We stopped. Li pointed. There is was. The building where Bao was found. (I posted a picture of it... did you guess correctly?) The translation said she was found "opposite" this building. I understood why. Across from the building was nothing that could be considered any sort of landmark. It was a building, but it seemed deserted. No sign on it. No distinguishing features.
So I took pictures, both digital and video.
I went to get back in the cab and I felt uncomfortable about just leaving. So, for about the eightieth time that day, I started crying. Li just hugged me. She was so sweet.
We came back to the hotel at about 5 pm. I joined up with Paul and Bao, and we finished packing up. We checked out and headed for the airport.
As I said before, we got in pretty late last night. Bao did okay on the flight. Crying and inconsolable while waiting on the runway... for what seemed like a long time. But once the plane got started, she did well. She fell asleep just before we got off the plane. She woke up for a few minutes, but fell back asleep until we got to the hotel. I held her the whole way to the hotel. So sweet.
This morning, we took the children for their physical exams, required by the US Consulate. Bao did fine, though she didn't like some of it. We came back to our the hotel. We worked on finishing up the paperwork that will be required for our consulate visit on Monday. Very boring, but necessary.
Tomorrow we have a free day. I am looking forward to poking around the island. (We are on Shamian Island - a quaint little area separated from the rest of Guangzhou by the Pearl River.) There are lots of shops here and good (western!) food. They really cater to adoptive families around here, since this is where most of them stay while they are doing their paperwork at the consulate. It's a more affluent area, and it is nice just to walk around.

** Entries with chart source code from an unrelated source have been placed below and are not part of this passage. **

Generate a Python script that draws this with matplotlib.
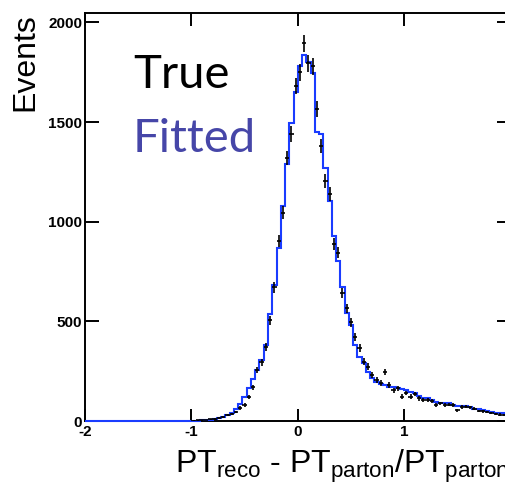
import numpy as np
import matplotlib
matplotlib.use("Agg")
import matplotlib.pyplot as plt

plt.rcParams["axes.unicode_minus"] = False
plt.rcParams["mathtext.fontset"] = "custom"
plt.rcParams["mathtext.rm"] = "Liberation Sans"
plt.rcParams["mathtext.it"] = "Liberation Sans:italic"
plt.rcParams["mathtext.bf"] = "Liberation Sans:bold"

# Histogram binning: 100 bins over [-2, 2]
bin_edges = np.linspace(-2.0, 2.0, 101)

# Fitted distribution (bin contents)
fitted_counts = [0] * 25 + [
    1, 2, 3, 5, 7, 10, 14, 20, 30, 42,
    60, 85, 120, 165, 210, 255, 305, 380, 535, 680,
    870, 1080, 1290, 1495, 1650, 1780, 1835, 1800, 1745, 1450,
    1440, 1270, 1105, 930, 805, 670, 540, 480, 380, 320,
    290, 245, 215, 195, 185, 180, 172, 170, 165, 160,
    155, 148, 140, 125, 117, 115, 105, 95, 92, 90,
    88, 80, 76, 75, 73, 68, 60, 58, 56, 52,
    45, 42, 40, 40, 38,
]

# True distribution (bin contents)
true_counts = [0] * 25 + [
    2, 3, 4, 5, 8, 10, 15, 20, 28, 35,
    45, 65, 80, 120, 170, 255, 295, 370, 505, 670,
    905, 1045, 1320, 1440, 1680, 1750, 1895, 1795, 1780, 1565,
    1380, 1205, 1140, 890, 845, 640, 565, 495, 420, 365,
    297, 272, 230, 205, 190, 247, 180, 155, 165, 122,
    140, 122, 135, 113, 105, 105, 98, 80, 88, 80,
    82, 80, 55, 70, 72, 68, 62, 50, 48, 45,
    40, 35, 32, 30, 25,
]

x_ticks = [-2, -1, 0, 1, 2]
x_tick_labels = ["-2", "-1", "0", "1", "2"]
y_ticks = [0, 500, 1000, 1500, 2000]
y_tick_labels = ["0", "500", "1000", "1500", "2000"]

W, H = 506, 490
fig = plt.figure(figsize=(W / 100, H / 100), dpi=100)
ax = fig.add_axes([85 / W, 69 / H, 425.6 / W, 408 / H])

fitted = np.asarray(fitted_counts, dtype=float)
true = np.asarray(true_counts, dtype=float)
centers = 0.5 * (bin_edges[:-1] + bin_edges[1:])
half_w = 0.5 * np.diff(bin_edges)

# Fitted histogram as a step outline
ax.stairs(fitted, bin_edges, color="#1a3cff", lw=1.5, zorder=4, clip_on=False)

# True values as crosses with statistical error bars
mask = true > 0
ax.errorbar(centers[mask], true[mask], yerr=np.sqrt(true[mask]), xerr=half_w[mask],
            fmt="none", ecolor="black", elinewidth=1.2, capsize=0, zorder=5)

ax.set_xlim(-2, 2)
ax.set_ylim(0, 2047)

for s in ax.spines.values():
    s.set_linewidth(1.4)

ax.set_xticks(x_ticks)
ax.set_xticklabels(x_tick_labels)
ax.set_yticks(y_ticks)
ax.set_yticklabels(y_tick_labels)
ax.tick_params(axis="both", which="major", direction="in", top=True, right=True,
               width=1.4, labelsize=11)
ax.tick_params(axis="y", length=10, pad=2)
ax.tick_params(axis="x", length=9, pad=3)
for lab in ax.get_xticklabels() + ax.get_yticklabels():
    lab.set_fontfamily("Liberation Sans")
    lab.set_fontweight("bold")

# Axis titles
fig.text(25 / W, 1 - 13 / H, "Events", rotation=90, ha="center", va="top",
         fontsize=23, family="Liberation Sans")
fig.text(175 / W, 1 - 473 / H,
         r"PT$_{\mathrm{reco}}$ - PT$_{\mathrm{parton}}$/PT$_{\mathrm{parton}}$",
         ha="left", va="baseline", fontsize=23, family="Liberation Sans")

# Series labels
ax.text(133 / W, 1 - 88 / H, "True", transform=fig.transFigure, ha="left",
        va="baseline", fontsize=34, family="Lato", color="black")
ax.text(133 / W, 1 - 152 / H, "Fitted", transform=fig.transFigure, ha="left",
        va="baseline", fontsize=34, family="Lato", color="#4646a8")

fig.savefig("out.png", dpi=100)
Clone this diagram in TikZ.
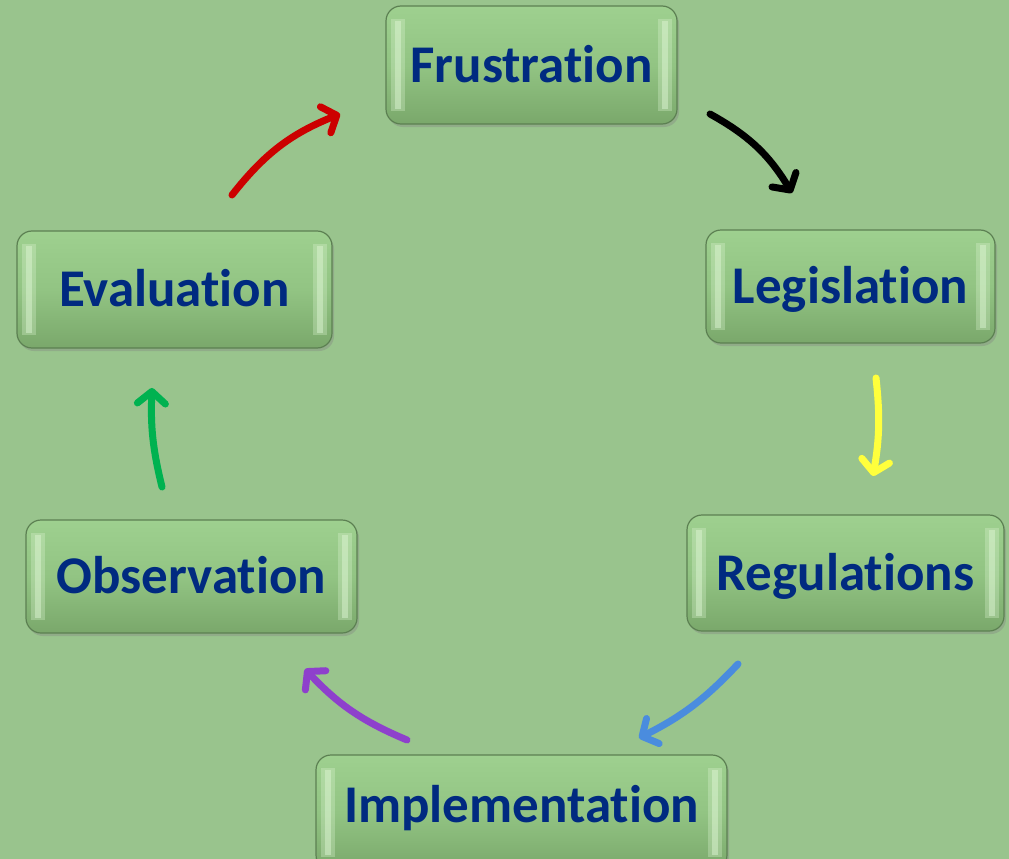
\documentclass[tikz,border=0pt]{standalone}
\usepackage{fontspec}
\setmainfont{Carlito}[Ligatures=CommonOff]
\usetikzlibrary{arrows.meta,shadows,shadings}
\definecolor{bgc}{RGB}{153,196,141}
\definecolor{boxtop}{RGB}{158,208,143}
\definecolor{boxmid}{RGB}{146,196,131}
\definecolor{boxbot}{RGB}{122,168,107}
\definecolor{boxborder}{RGB}{92,128,82}
\definecolor{boxhi}{RGB}{225,248,215}
\definecolor{txt}{RGB}{0,42,128}
\definecolor{ared}{RGB}{204,0,0}
\definecolor{ayellow}{RGB}{255,255,60}
\definecolor{ablue}{RGB}{74,140,222}
\definecolor{apurple}{RGB}{142,64,204}
\definecolor{agreen}{RGB}{0,178,80}
\tikzset{
  stagebox/.style={draw=boxborder, line width=1.2pt, rounded corners=15pt,
    top color=boxtop, bottom color=boxbot, middle color=boxmid,
    drop shadow={shadow xshift=2pt, shadow yshift=-3pt, opacity=0.35},
    text=txt, font=\fontsize{53}{60}\selectfont\bfseries,
    text height=34pt, text depth=0pt, inner sep=0pt,
    path picture={
      \fill[sharp corners, boxhi, opacity=0.3]
        ([xshift=5pt,yshift=-13pt]path picture bounding box.north west) rectangle ([xshift=19pt,yshift=13pt]path picture bounding box.south west);
      \fill[sharp corners, boxhi, opacity=0.45]
        ([xshift=9pt,yshift=-15pt]path picture bounding box.north west) rectangle ([xshift=15pt,yshift=15pt]path picture bounding box.south west);
      \fill[sharp corners, boxhi, opacity=0.3]
        ([xshift=-19pt,yshift=-13pt]path picture bounding box.north east) rectangle ([xshift=-5pt,yshift=13pt]path picture bounding box.south east);
      \fill[sharp corners, boxhi, opacity=0.45]
        ([xshift=-15pt,yshift=-15pt]path picture bounding box.north east) rectangle ([xshift=-9pt,yshift=15pt]path picture bounding box.south east);
    }},
  flow/.style={line width=7pt, line cap=round, bend left=18,
    -{Straight Barb[length=12pt,width=28pt,line cap=round,line join=round]}}
}
\begin{document}
\begin{tikzpicture}[x=1pt,y=-1pt]
\fill[bgc] (0,0) rectangle (1009,859);
\useasboundingbox (0,0) rectangle (1009,859);

\node[stagebox, minimum width=291pt, minimum height=118pt] (frust) at (531.5,65) {Frustration};
\node[stagebox, minimum width=289pt, minimum height=113pt] (legis) at (850.5,286.5) {Legislation};
\node[stagebox, minimum width=317pt, minimum height=116pt] (regul) at (845.5,573) {Regulations};
\node[stagebox, minimum width=411pt, minimum height=115pt, text depth=15pt] (implem) at (521.5,812.5) {Implementation};
\node[stagebox, minimum width=331pt, minimum height=113pt] (obser) at (191.5,576.5) {Observation};
\node[stagebox, minimum width=315pt, minimum height=117pt] (evalu) at (174.5,289.5) {Evaluation};

\coordinate (r1) at (232,195); \coordinate (r2) at (340,114);
\coordinate (k1) at (710,114); \coordinate (k2) at (792,193);
\coordinate (y1) at (876,378); \coordinate (y2) at (873,476);
\coordinate (b1) at (738,664); \coordinate (b2) at (639,738);
\coordinate (p1) at (407,740); \coordinate (p2) at (305,669);
\coordinate (g1) at (162,487); \coordinate (g2) at (152,388);

\draw[flow, ared, bend left=15] (r1) to (r2);
\draw[flow, black, bend left=15] (k1) to (k2);
\draw[flow, ayellow, bend left=8] (y1) to (y2);
\draw[flow, ablue, bend left=10] (b1) to (b2);
\draw[flow, apurple, bend left=12] (p1) to (p2);
\draw[flow, agreen, bend left=8] (g1) to (g2);
\end{tikzpicture}
\end{document}
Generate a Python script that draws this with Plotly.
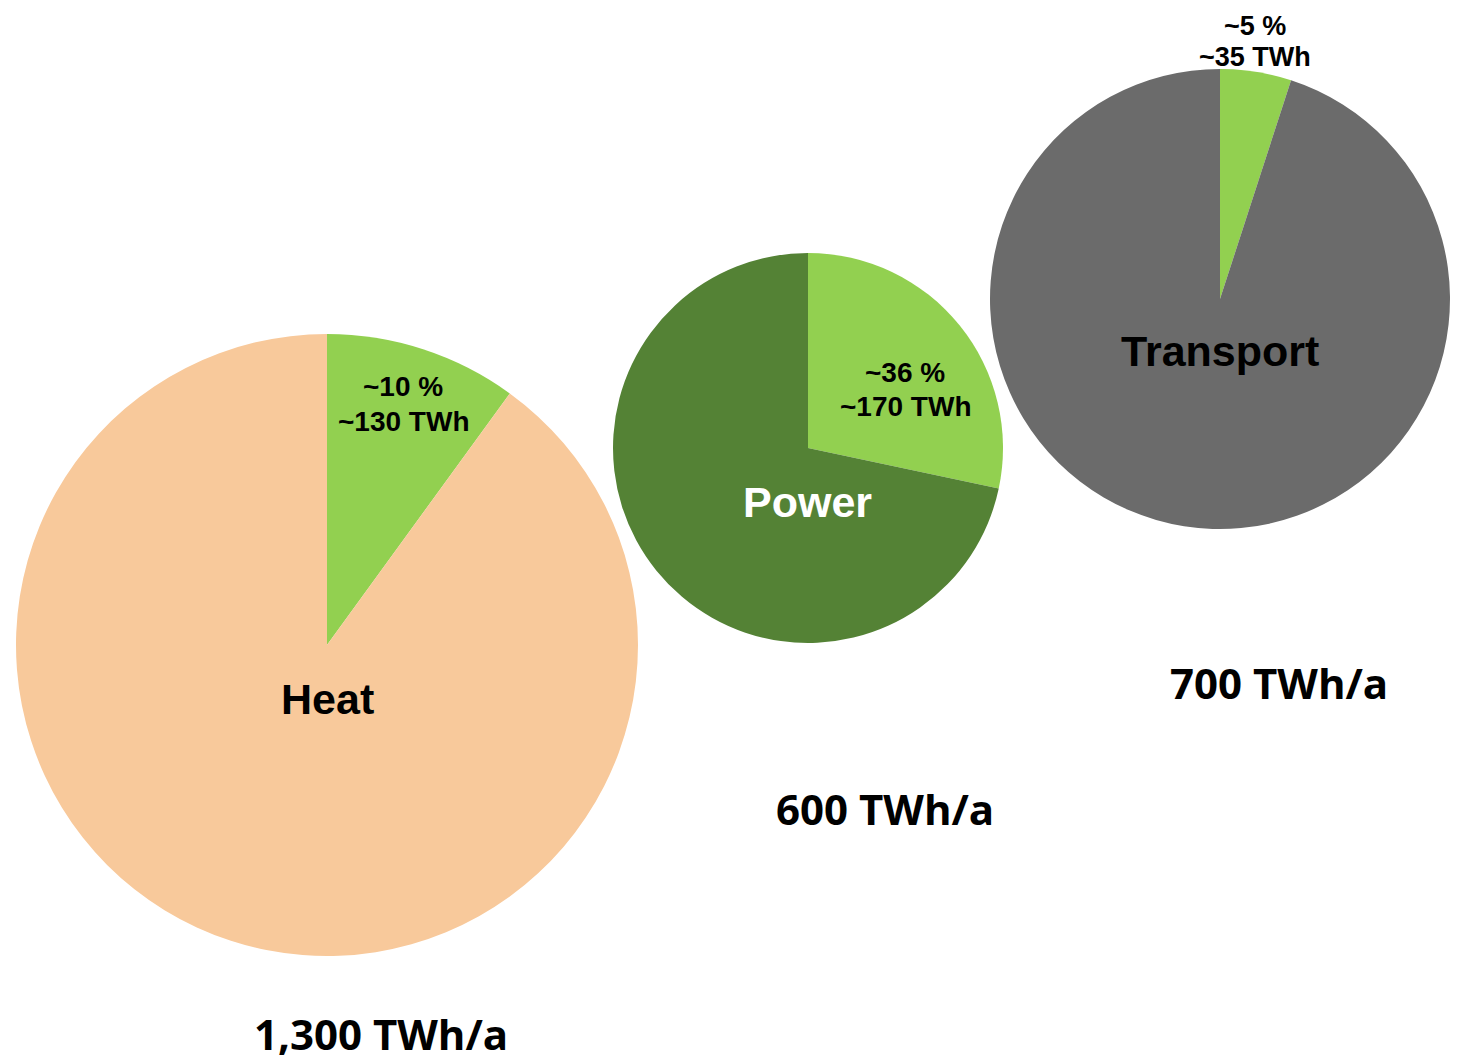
import plotly.graph_objects as go

# page offset: browser body margin of 8 px
OFF = 8
W, H = 1463 - 2 * OFF, 1062 - OFF

sectors = ["Heat", "Power", "Transport"]
totals_twh = [1300, 600, 700]
renewable_twh = [130, 170, 35]
renewable_share_label = ["~10 %", "~36 %", "~5 %"]
renewable_twh_label = ["~130 TWh", "~170 TWh", "~35 TWh"]
total_labels = ["1,300 TWh/a", "600 TWh/a", "700 TWh/a"]

green = "#92D050"
base_colors = ["#F8C99B", "#548235", "#6B6B6B"]
sector_text_colors = ["#000000", "#FFFFFF", "#000000"]

# pie centres (page px) and radii (px) -- layout only
centers = [(327, 645), (808, 448), (1220, 299)]
radii = [311, 195, 230]


def px(x, y):
    return (x - OFF) / W, 1 - (y - OFF) / H


fig = go.Figure()
for i, s in enumerate(sectors):
    cx, cy = centers[i]
    r = radii[i]
    x0, y1 = px(cx - r, cy - r)
    x1, y0 = px(cx + r, cy + r)
    fig.add_trace(go.Pie(
        labels=["Renewable", "Other"],
        values=[renewable_twh[i], totals_twh[i] - renewable_twh[i]],
        marker=dict(colors=[green, base_colors[i]], line=dict(width=0)),
        sort=False, direction="clockwise", rotation=0,
        textinfo="none", hoverinfo="label+value",
        domain=dict(x=[max(x0, 0), min(x1, 1)], y=[max(y0, 0), min(y1, 1)]),
        showlegend=False,
    ))

anns = []
# slice labels: (x, y of first line, y of second line)
slice_pos = [(403, 386, 421), (905, 372, 406), (1255, 26, 57)]
slice_sizes = [28, 28, 27]
for i in range(3):
    sx, sy1, sy2 = slice_pos[i]
    for txt, sy in ((renewable_share_label[i], sy1), (renewable_twh_label[i], sy2)):
        x, y = px(sx, sy)
        anns.append(dict(x=x, y=y, xref="paper", yref="paper", showarrow=False,
                         xanchor="center", yanchor="middle",
                         text=f"<b>{txt}</b>",
                         font=dict(family="Liberation Sans, Arial", size=slice_sizes[i], color="#000000")))
# sector labels
sector_pos = [(327, 699), (807, 502), (1220, 351)]
for i in range(3):
    x, y = px(*sector_pos[i])
    anns.append(dict(x=x, y=y, xref="paper", yref="paper", showarrow=False,
                     xanchor="center", yanchor="middle",
                     text=f"<b>{sectors[i]}</b>",
                     font=dict(family="Liberation Sans, Arial", size=43, color=sector_text_colors[i])))
# totals
total_pos = [(381, 1033), (885, 808), (1279, 682)]
for i in range(3):
    x, y = px(*total_pos[i])
    anns.append(dict(x=x, y=y, xref="paper", yref="paper", showarrow=False,
                     xanchor="center", yanchor="middle",
                     text=f"<b>{total_labels[i]}</b>",
                     font=dict(family="Open Sans", size=42, color="#000000")))

fig.update_layout(
    width=W, height=H,
    margin=dict(l=0, r=0, t=0, b=0),
    paper_bgcolor="white", plot_bgcolor="white",
    annotations=anns,
)

fig.write_html("out.html")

We took a stroll this morning and came across a playground. Many adults were also using the playground equipment. It seemed like they were using it for exercise purposes. One man was running around the track that enclosed the playground. I laughed when I saw one girl dressed up like a ballerina, wearing a pair of gold high heels. I know a few little girls who would love to wear the same thing - while climbing around at the playground!